## EXERCISE AIM
Leave the pictures out and transcribe every record exactly.

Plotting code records
——————
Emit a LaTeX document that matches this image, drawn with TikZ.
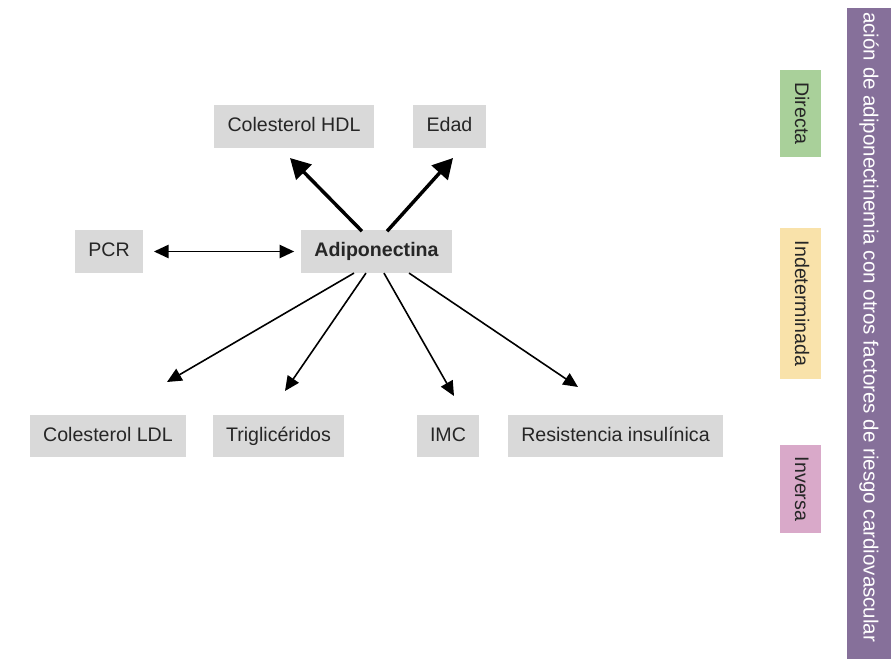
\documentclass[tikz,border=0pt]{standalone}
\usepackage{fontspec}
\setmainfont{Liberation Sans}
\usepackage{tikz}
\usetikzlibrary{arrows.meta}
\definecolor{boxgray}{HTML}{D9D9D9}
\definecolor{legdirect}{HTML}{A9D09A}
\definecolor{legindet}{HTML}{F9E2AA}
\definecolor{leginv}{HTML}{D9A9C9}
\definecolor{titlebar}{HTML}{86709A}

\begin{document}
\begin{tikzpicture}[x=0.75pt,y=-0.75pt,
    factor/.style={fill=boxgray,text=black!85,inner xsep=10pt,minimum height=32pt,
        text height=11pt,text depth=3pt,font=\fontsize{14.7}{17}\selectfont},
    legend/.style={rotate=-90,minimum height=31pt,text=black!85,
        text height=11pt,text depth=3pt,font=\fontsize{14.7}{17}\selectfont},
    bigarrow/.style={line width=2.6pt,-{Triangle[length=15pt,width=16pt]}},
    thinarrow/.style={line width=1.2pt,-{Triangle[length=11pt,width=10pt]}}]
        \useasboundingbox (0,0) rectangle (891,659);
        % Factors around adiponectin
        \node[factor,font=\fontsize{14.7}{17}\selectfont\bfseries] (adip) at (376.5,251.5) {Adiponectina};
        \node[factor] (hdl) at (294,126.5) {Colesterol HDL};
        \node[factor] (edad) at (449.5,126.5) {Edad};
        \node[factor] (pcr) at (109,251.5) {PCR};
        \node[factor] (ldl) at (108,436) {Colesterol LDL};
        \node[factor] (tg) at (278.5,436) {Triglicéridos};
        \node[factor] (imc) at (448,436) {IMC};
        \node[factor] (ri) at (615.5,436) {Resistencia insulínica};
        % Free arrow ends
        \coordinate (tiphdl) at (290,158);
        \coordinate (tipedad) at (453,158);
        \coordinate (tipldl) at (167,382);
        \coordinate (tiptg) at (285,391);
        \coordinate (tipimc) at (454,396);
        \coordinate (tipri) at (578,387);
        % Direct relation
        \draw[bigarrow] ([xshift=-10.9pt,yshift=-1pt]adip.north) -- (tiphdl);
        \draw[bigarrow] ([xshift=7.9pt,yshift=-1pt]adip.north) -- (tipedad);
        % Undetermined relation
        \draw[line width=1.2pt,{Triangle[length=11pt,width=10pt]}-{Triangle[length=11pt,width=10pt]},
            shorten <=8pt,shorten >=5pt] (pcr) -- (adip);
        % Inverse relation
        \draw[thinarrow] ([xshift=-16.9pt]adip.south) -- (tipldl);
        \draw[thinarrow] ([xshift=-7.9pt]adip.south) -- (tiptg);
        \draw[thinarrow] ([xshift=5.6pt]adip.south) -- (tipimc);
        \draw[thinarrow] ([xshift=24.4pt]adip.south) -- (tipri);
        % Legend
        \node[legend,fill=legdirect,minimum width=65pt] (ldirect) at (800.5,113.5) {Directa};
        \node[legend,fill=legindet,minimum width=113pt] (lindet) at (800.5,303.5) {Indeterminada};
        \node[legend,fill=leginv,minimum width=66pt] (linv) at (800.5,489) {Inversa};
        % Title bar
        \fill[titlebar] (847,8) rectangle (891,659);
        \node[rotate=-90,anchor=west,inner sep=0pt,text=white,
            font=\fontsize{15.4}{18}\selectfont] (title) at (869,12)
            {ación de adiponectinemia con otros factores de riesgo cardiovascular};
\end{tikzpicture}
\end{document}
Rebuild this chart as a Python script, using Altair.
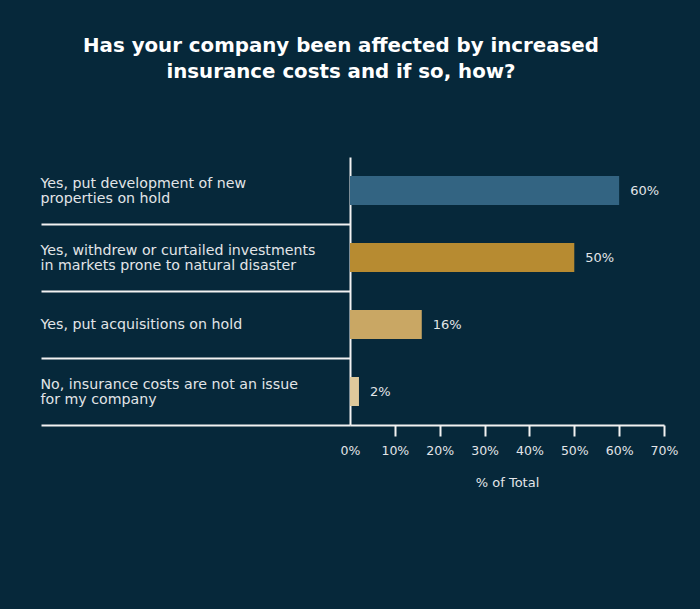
——————
## ANSWER
Emit a LaTeX document that matches this image, drawn with TikZ.
\documentclass[tikz,border=0pt]{standalone}
\usepackage{fontspec}
\setmainfont{Liberation Sans}
\usepackage{tikz}
\usetikzlibrary{arrows.meta}
\definecolor{boxgray}{HTML}{D9D9D9}
\definecolor{legdirect}{HTML}{A9D09A}
\definecolor{legindet}{HTML}{F9E2AA}
\definecolor{leginv}{HTML}{D9A9C9}
\definecolor{titlebar}{HTML}{86709A}

\begin{document}
\begin{tikzpicture}[x=0.75pt,y=-0.75pt,
    factor/.style={fill=boxgray,text=black!85,inner xsep=10pt,minimum height=32pt,
        text height=11pt,text depth=3pt,font=\fontsize{14.7}{17}\selectfont},
    legend/.style={rotate=-90,minimum height=31pt,text=black!85,
        text height=11pt,text depth=3pt,font=\fontsize{14.7}{17}\selectfont},
    bigarrow/.style={line width=2.6pt,-{Triangle[length=15pt,width=16pt]}},
    thinarrow/.style={line width=1.2pt,-{Triangle[length=11pt,width=10pt]}}]
        \useasboundingbox (0,0) rectangle (891,659);
        % Factors around adiponectin
        \node[factor,font=\fontsize{14.7}{17}\selectfont\bfseries] (adip) at (376.5,251.5) {Adiponectina};
        \node[factor] (hdl) at (294,126.5) {Colesterol HDL};
        \node[factor] (edad) at (449.5,126.5) {Edad};
        \node[factor] (pcr) at (109,251.5) {PCR};
        \node[factor] (ldl) at (108,436) {Colesterol LDL};
        \node[factor] (tg) at (278.5,436) {Triglicéridos};
        \node[factor] (imc) at (448,436) {IMC};
        \node[factor] (ri) at (615.5,436) {Resistencia insulínica};
        % Free arrow ends
        \coordinate (tiphdl) at (290,158);
        \coordinate (tipedad) at (453,158);
        \coordinate (tipldl) at (167,382);
        \coordinate (tiptg) at (285,391);
        \coordinate (tipimc) at (454,396);
        \coordinate (tipri) at (578,387);
        % Direct relation
        \draw[bigarrow] ([xshift=-10.9pt,yshift=-1pt]adip.north) -- (tiphdl);
        \draw[bigarrow] ([xshift=7.9pt,yshift=-1pt]adip.north) -- (tipedad);
        % Undetermined relation
        \draw[line width=1.2pt,{Triangle[length=11pt,width=10pt]}-{Triangle[length=11pt,width=10pt]},
            shorten <=8pt,shorten >=5pt] (pcr) -- (adip);
        % Inverse relation
        \draw[thinarrow] ([xshift=-16.9pt]adip.south) -- (tipldl);
        \draw[thinarrow] ([xshift=-7.9pt]adip.south) -- (tiptg);
        \draw[thinarrow] ([xshift=5.6pt]adip.south) -- (tipimc);
        \draw[thinarrow] ([xshift=24.4pt]adip.south) -- (tipri);
        % Legend
        \node[legend,fill=legdirect,minimum width=65pt] (ldirect) at (800.5,113.5) {Directa};
        \node[legend,fill=legindet,minimum width=113pt] (lindet) at (800.5,303.5) {Indeterminada};
        \node[legend,fill=leginv,minimum width=66pt] (linv) at (800.5,489) {Inversa};
        % Title bar
        \fill[titlebar] (847,8) rectangle (891,659);
        \node[rotate=-90,anchor=west,inner sep=0pt,text=white,
            font=\fontsize{15.4}{18}\selectfont] (title) at (869,12)
            {ación de adiponectinemia con otros factores de riesgo cardiovascular};
\end{tikzpicture}
\end{document}
Rebuild this chart as a Python script, using Altair.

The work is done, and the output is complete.